Son muy conocidos los casos, entre muchos otros en Cuba, de Reinaldo Arenas y de Heberto Padilla, ambos víctimas de la represión política por considerarlos subversivos; es muy conocido también el caso de Salman Rushdie, sobre quien, a raíz de la publicación de su novela Los versos satánicos, un líder musulmán emitió una fawta, una sentencia de muerte que hasta la fecha no ha sido revocada y que lo obligó en los primeros años a vivir oculto en las casas de sus amigos. Más recientes son los casos de Roberto Saviano en Italia y de Nedim Gürsel en Turquía, el primero por retratar en su libro Gomorra el teje y maneje de la mafia napolitana y que se la pasa en permanente huida pues la mafia también se la tiene jurada; y el segundo por la publicación de su novela Las hijas de Alá, considerada blasfema, que lo llevará pronto a un juicio absurdo.
Algo parecido le había ocurrido al premio Nobel también turco Orhan Pamuk cuando en 2004 fue llevado a juicio por “insultar y debilitar la identidad turca” en un periódico suizo, y en una noticia reciente informan que podría enfrentar nuevas demandas por los comentarios que realizó sobre la muerte de armenios durante la Primera Guerra Mundial.
Son muchos los casos en los que un escritor ha sido acusado o perseguido por motivos como los ya mencionados, motivos que sólo tienen justificación en sí mismos y que se derivan de la estrechez con la que miran quienes se encargan de levantar el estúpido índice acusador.

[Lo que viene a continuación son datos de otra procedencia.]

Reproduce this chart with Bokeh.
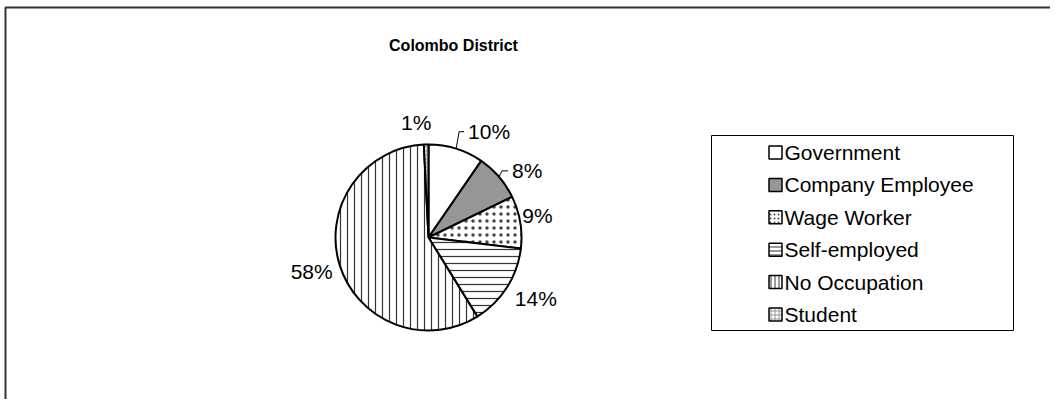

En nuestros países latinoamericanos no somos tan extremistas como en Turquía, pero cada día “avanzamos” hacia formas de estupidez que en el futuro quizá podrían derivar también en reacciones extremistas. Es sorprendente cómo la hipocresía y la mojigatería van ganándole el terreno a la razón y a la cordura sin que nadie dé muestras de hartazgo. Vemos con absoluta normalidad, por ejemplo, que en un canal de televisión un grupo de estafadores se dedique a pedirle dinero a la gente en nombre de “la gloria de Dios” pero muchos considerarán blasfemo o irrespetuoso a cualquiera que diga que eso es un robo.
Se percibe cercano el día en que la represión contra quienes tenemos la capacidad de indignarnos ya no se manifieste en casos aislados sino que funcione como forma natural de proceder por parte de quienes provocan nuestra indignación y nuestro irrespeto. Por ahora, mientras ese peligroso futuro se mantiene apenas como una amenaza latente, tendríamos que ser nosotros quienes levantáramos la mano y señaláramos con nuestro índice acusador a todo aquello que consideramos un atentado contra nuestra dignidad, tendríamos que ser nosotros los primeros en indignarse, los primeros en hacerles ver a toda esa pandilla que no todos somos como ellos, que entre nosotros encontrarán un poco de resistencia. Pero, ¿quién se atreve? Muy pocos, o casi nadie.